東日本大震災、そして紀伊半島大水害から今年で10年。和歌山大学は災害に強い人材を育てようと、「災害ボランティアステーション『むすぼら』」を新設した。これまでは大規模災害が起こる度、有志を募ってボランティアバスを出して対応してきたが、常設の拠点を設けることで、平常時から防災・減災・復興の担い手となる人材育成を目指す。
和歌山大学が拠点常設 リスク考え動ける人材育成
2011年の東日本大震災後、和大では学生ボランティアチーム「フォワード」が立ち上がった。同年9月には紀伊半島大水害の被災地でボランティア活動拠点を開設・運営したほか、泥だらけになった写真の修復活動などに取り組んだ。和大災害科学・レジリエンス共創センターの西川一弘准教授は「和歌山県に立地する大学として、機動的に対応するためにも、このような組織を常設しておく必要性を強く感じていました」と説明する。
今回発足したむすぼらは、〝ボランティア〟と和歌山弁の〝結ぼら〟を足して名付けた。現在、学生、教職員合わせ55人が登録する。「教員を目指している。子どもへの防災教育の参考に」「串本町の職員になりたいので防災に興味がある」など理由は様々。経済学部3年の龍田千里菜さんは福島県出身で、「東日本大震災や原子力発電所の事故による被災時、ボランティアの方に助けられた。災害時には、現場で地域に寄り添った手助けが重要。私自身も手を差し伸べられる人になりたい」と話す。
発足日の3月11日には、2月に福島県沖で大きな地震が起こり、多くの家屋で屋根瓦に被害が出たのを受け、段ボールと防水シートを材料にした応急用の瓦「アシスト瓦」51枚を作り、現地へ送った。このほか、防災カードゲームや防災食の体験会を開いてきた。

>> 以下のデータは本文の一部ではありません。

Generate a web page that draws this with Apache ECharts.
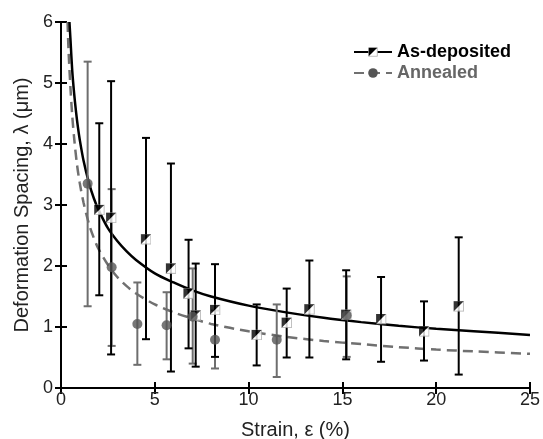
<!DOCTYPE html>
<html>
<head>
<meta charset="utf-8">
<script src="https://cdn.jsdelivr.net/npm/echarts@6/dist/echarts.min.js"></script>
<style>
  html, body { margin: 0; padding: 0; background: #fff; }
  #chart { width: 543px; height: 439px; }
</style>
</head>
<body>
<div id="chart"></div>
<script>
// As-deposited measurements: strain (%), spacing (um), error bar low / high
var depX  = [2.04, 2.67, 4.53, 5.86, 6.8, 7.18, 8.21, 10.43, 12.03, 13.24, 15.2, 17.06, 19.35, 21.2];
var depY  = [2.92, 2.79, 2.44, 1.96, 1.55, 1.19, 1.28, 0.87, 1.07, 1.29, 1.2, 1.13, 0.93, 1.34];
var depLo = [1.52, 0.55, 0.80, 0.27, 0.65, 0.35, 0.51, 0.37, 0.50, 0.50, 0.47, 0.43, 0.45, 0.22];
var depHi = [4.34, 5.03, 4.10, 3.68, 2.43, 2.04, 2.03, 1.37, 1.63, 2.09, 1.93, 1.82, 1.42, 2.47];

// Annealed measurements
var annX  = [1.42, 2.70, 4.07, 5.63, 7.02, 8.21, 11.5, 15.23];
var annY  = [3.35, 1.98, 1.05, 1.03, 1.17, 0.79, 0.79, 1.19];
var annLo = [1.34, 0.69, 0.38, 0.47, 0.40, 0.32, 0.18, 0.51];
var annHi = [5.35, 3.26, 1.73, 1.57, 1.96, 1.27, 1.37, 1.83];

// fitted curves
var depFitX = [0.45, 0.5, 0.6, 0.7, 0.8, 0.9, 1, 1.2, 1.5, 1.75, 2, 2.5, 3, 3.5, 4, 5, 6, 7, 8, 10, 12, 14, 16, 18, 20, 22, 25];
var depFitY = [6.0, 5.74, 5.20, 4.83, 4.53, 4.28, 4.07, 3.73, 3.35, 3.11, 2.92, 2.62, 2.41, 2.24, 2.10, 1.88, 1.73, 1.60, 1.50, 1.35, 1.24, 1.15, 1.08, 1.02, 0.97, 0.93, 0.87];
var annFitX = [0.35, 0.4, 0.5, 0.6, 0.7, 0.85, 1, 1.2, 1.5, 1.75, 2, 2.5, 3, 3.5, 4, 5, 6, 7, 8, 10, 12, 14, 16, 18, 20, 22, 25];
var annFitY = [6.0, 5.55, 4.94, 4.46, 4.10, 3.67, 3.36, 3.04, 2.68, 2.46, 2.28, 2.02, 1.82, 1.67, 1.55, 1.37, 1.24, 1.14, 1.05, 0.93, 0.84, 0.77, 0.72, 0.67, 0.63, 0.60, 0.56];

function zip(a, b, c) {
  return a.map(function (v, i) { return c ? [v, b[i], c[i]] : [v, b[i]]; });
}

var halfSquare = 'image://data:image/svg+xml;charset=utf-8,' + encodeURIComponent(
  "<svg xmlns='http://www.w3.org/2000/svg' width='20' height='20'>" +
  "<rect x='1' y='1' width='18' height='18' fill='#fff' stroke='#aaa' stroke-width='2'/>" +
  "<path d='M1 1 L19 1 L1 19 Z' fill='#000'/></svg>");

function errorBar(color) {
  return function (params, api) {
    var x = api.value(0);
    var lo = api.coord([x, api.value(1)]);
    var hi = api.coord([x, api.value(2)]);
    var cap = 4;
    var st = { stroke: color, lineWidth: 2 };
    return {
      type: 'group',
      children: [
        { type: 'line', shape: { x1: lo[0], y1: lo[1], x2: hi[0], y2: hi[1] }, style: st },
        { type: 'line', shape: { x1: lo[0] - cap, y1: lo[1], x2: lo[0] + cap, y2: lo[1] }, style: st },
        { type: 'line', shape: { x1: hi[0] - cap, y1: hi[1], x2: hi[0] + cap, y2: hi[1] }, style: st }
      ]
    };
  };
}

var chart = echarts.init(document.getElementById('chart'));
var fontName = 'Liberation Sans';
var axisLine = { show: true, lineStyle: { color: '#000', width: 2 } };
var tick = { show: true, inside: true, length: 6, lineStyle: { color: '#000', width: 2 } };

chart.setOption({
  animation: false,
  grid: { left: 61, right: 13, top: 22, bottom: 51, outerBoundsMode: 'none' },
  legend: {
    orient: 'vertical',
    left: 348,
    top: 38,
    itemWidth: 38,
    itemHeight: 12,
    itemGap: 3,
    textStyle: { fontFamily: fontName, fontSize: 18, fontWeight: 'bold' },
    data: [
      { name: 'As-deposited', textStyle: { color: '#000' } },
      { name: 'Annealed', textStyle: { color: '#666' } }
    ]
  },
  xAxis: [{
    type: 'value', min: 0, max: 25, interval: 5,
    axisLine: axisLine, axisTick: tick, splitLine: { show: false },
    axisLabel: { color: '#222', fontFamily: fontName, fontSize: 18, margin: 3 },
    name: 'Strain, \u03b5 (%)', nameLocation: 'middle', nameGap: 32,
    nameTextStyle: { color: '#222', fontFamily: fontName, fontSize: 20 }
  }, {
    type: 'value', min: 0, max: 25, interval: 5, position: 'top',
    axisLine: axisLine, axisTick: tick, axisLabel: { show: false }, splitLine: { show: false }
  }],
  yAxis: [{
    type: 'value', min: 0, max: 6, interval: 1,
    axisLine: axisLine, axisTick: tick, splitLine: { show: false },
    axisLabel: { color: '#222', fontFamily: fontName, fontSize: 18, margin: 8 },
    name: 'Deformation Spacing, \u03bb (\u03bcm)', nameLocation: 'middle', nameGap: 29,
    nameTextStyle: { color: '#222', fontFamily: fontName, fontSize: 20 }
  }, {
    type: 'value', min: 0, max: 6, interval: 1, position: 'right',
    axisLine: axisLine, axisTick: tick, axisLabel: { show: false }, splitLine: { show: false }
  }],
  series: [
    {
      name: 'Annealed', type: 'line', data: zip(annFitX, annFitY),
      smooth: 0.3, showSymbol: false, symbol: 'circle', symbolSize: 9,
      itemStyle: { color: '#555' },
      lineStyle: { color: '#707070', width: 2.5, type: [10, 6] }, z: 2
    },
    {
      name: 'As-deposited', type: 'line', data: zip(depFitX, depFitY),
      smooth: 0.3, showSymbol: false, symbol: halfSquare, symbolSize: 10,
      itemStyle: { color: '#000' },
      lineStyle: { color: '#000', width: 2.5 }, z: 2
    },
    {
      name: 'Annealed', type: 'custom', data: zip(annX, annLo, annHi),
      renderItem: errorBar('#6e6e6e'), z: 3
    },
    {
      name: 'As-deposited', type: 'custom', data: zip(depX, depLo, depHi),
      renderItem: errorBar('#000'), z: 4
    },
    {
      name: 'As-deposited', type: 'scatter', data: zip(depX, depY),
      symbol: halfSquare, symbolSize: 11, z: 5
    },
    {
      name: 'Annealed', type: 'scatter', data: zip(annX, annY),
      symbol: 'circle', symbolSize: 10, itemStyle: { color: '#555' }, z: 6
    }
  ]
});
</script>
</body>
</html>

避難所運営ゲームを体験した経済学部3年の山田柚歩さんは「持病を持っている方の避難、車を運転してきた方、テレビ局の取材…と予測できない様々な状況への瞬時の対応が難しかった。避難所を俯瞰(ふかん)できるカードゲームでさえ苦労したので、現実に運営するのは、さらに大変だろうと感じました」。
大学院生の中村勇太朗さんは和大1年だった10年前、岩手県や紀南でボランティア活動に汗を流した経験を持つ。「岩手では『次はあなたたちの番ですよ』と言われました。『南海トラフ地震に備えて』との意味です」と振り返る。「こちらが支援する以上に、多くのことを学ばせてもらいました。大学生たちには体験を伝えて知識を共有し、災害時にすぐ集まって協力できる体制、仕組みづくりを提案していければ」と語る。
学生らは「防災教育」「遠隔支援・情報支援」「スキル研修」といったワーキンググループをつくり、それぞれ活動をスタートさせている。西川准教授は「緊急事態の時は、普段の考え方や方法が通用しないことが多々ある。そのような時も指示待ちではなく、リスクを考えながら、できること、やらなければならないことを自らで組み立てられる学生に育ってほしい」と願っている。